De recent ontslagen commissaris van de Gaming Control Board, Jamir Barton, eist 443.000 gulden van de toezichthouder voor zijn werkzaamheden als waarnemend bestuurder. Barton spande een kort geding aan, maar de rechter adviseerde de GCB en Barton om tot een schikking te komen.
Vorige maand kwam het nieuws naar buiten dat een lid van de raad van commissarissen van de Gaming Control Board (GCB) op Curaçao, Jamir Barton, vermoedelijk fraude zou hebben gepleegd. De fraude werd in een uitgebreide brief ontkend door Barton. Toch besloot de Curaçaose minister van Financiën, Javier Silvania, om Barton te ontslaan als commissaris van de GCB. Hierop stapte het voormalig RvC-lid naar de rechter.
Afgelopen dinsdag was het kort geding dat Barton aanspande tegen de GCB. Naast het aanvechten van zijn ontslag wilde hij een vergoeding voor zijn werkzaamheden als waarnemend raad van bestuur (RvB). Volgens Barton was hij ook waarnemend bestuurder geweest van de periode juni 2021 tot en met januari 2023 en daar verlangde hij een vergoeding voor.
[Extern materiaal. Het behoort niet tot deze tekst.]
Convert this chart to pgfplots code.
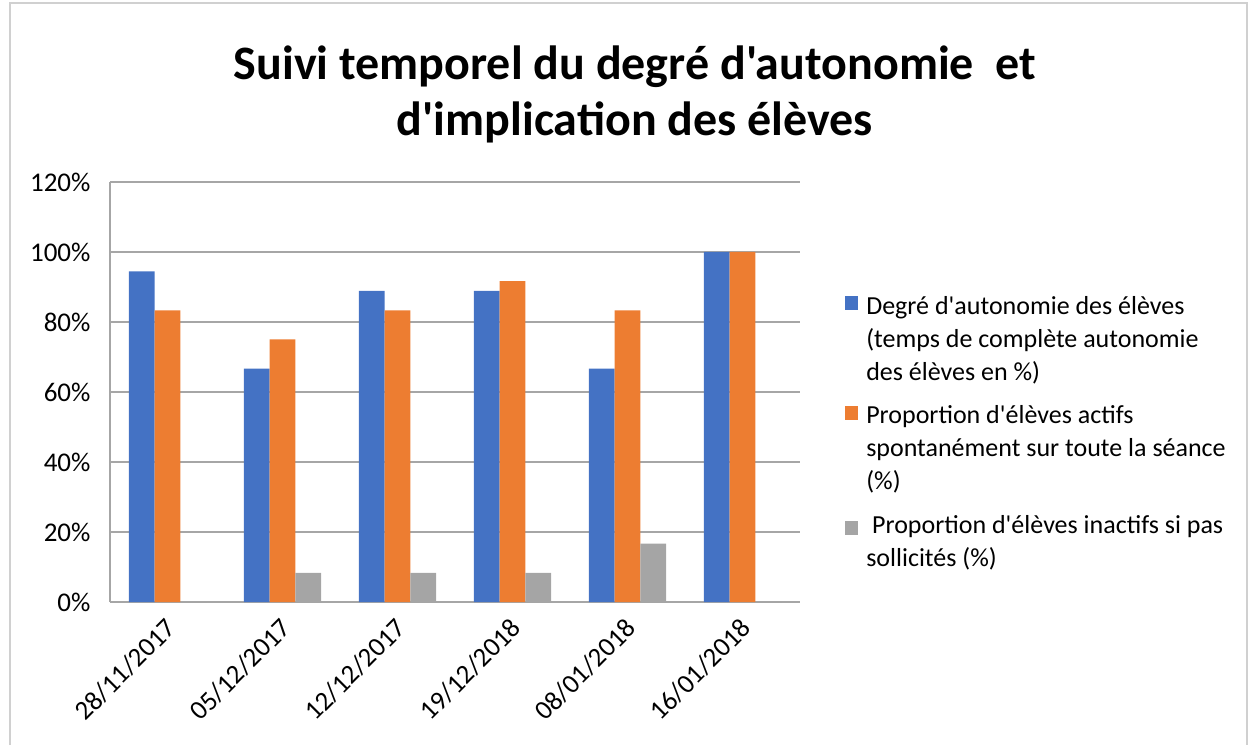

In de negen maanden voor deze periode had Barton samen met toenmalig voorzitter van de RvC Zuleika Lasten ook deze rol ingevuld. In de rechtbank verklaarde hij dat zij ieder 21.600 gulden (€ 11.037) per maand kregen tijdens deze periode. Op basis daarvan zou Barton naar eigen zeggen recht hebben op 433.000 gulden (€ 221.247) aan achterstallig salaris.
Tien keer minder uren
De Gaming Control Board zag dit echter anders. Volgens de GCB krijgt een RvC-lid dat waarneemt geen salaris te ontvangen. Er zou volgens Bertie Braam, advocaat van de GCB, sprake zijn van belangenverstrengeling. Daarnaast betwist hij hoe legitiem de eerdergenoemde vergoeding is die Lasten en Barton tijdens de eerste waarnemingsperiode kregen. De GCB zou binnenkort zelfs een besluit nemen of die vergoedingen zullen worden teruggevorderd.
Tot slot stelt Braam dat de claim van Barton nergens op gebaseerd is. In de periode die Barton noemt, van juni 2021 tot en met januari 2023, was hij namelijk vier maanden geschorst en hij zou hier nu wel een vergoeding voor willen hebben. Daarnaast was een ander RvC-lid destijds waarnemend RvB tussen maart 2022 en november 2022. Het betreffende RvC-lid kreeg hiervoor ook geen vergoeding.
Barton zou naar eigen zeggen 1.484 uren hebben gemaakt als waarnemend RvB. Braam verwijst op dit punt naar het urenregistratiesysteem van de GCB. Die software geeft namelijk voor de betreffende periode slechts 154,13 uren aan die besteed zijn aan de waarnemingstaken.
Vanwege de complexiteit van de zaak en de toekomstige bodemprocedure die jaren kan duren, heeft de rechter Barton en de GCB geadviseerd om tot een schikking te komen. De partijen zullen uiterlijk vrijdag 10 februari aan de rechter laten weten of zij tot een schikking zijn gekomen.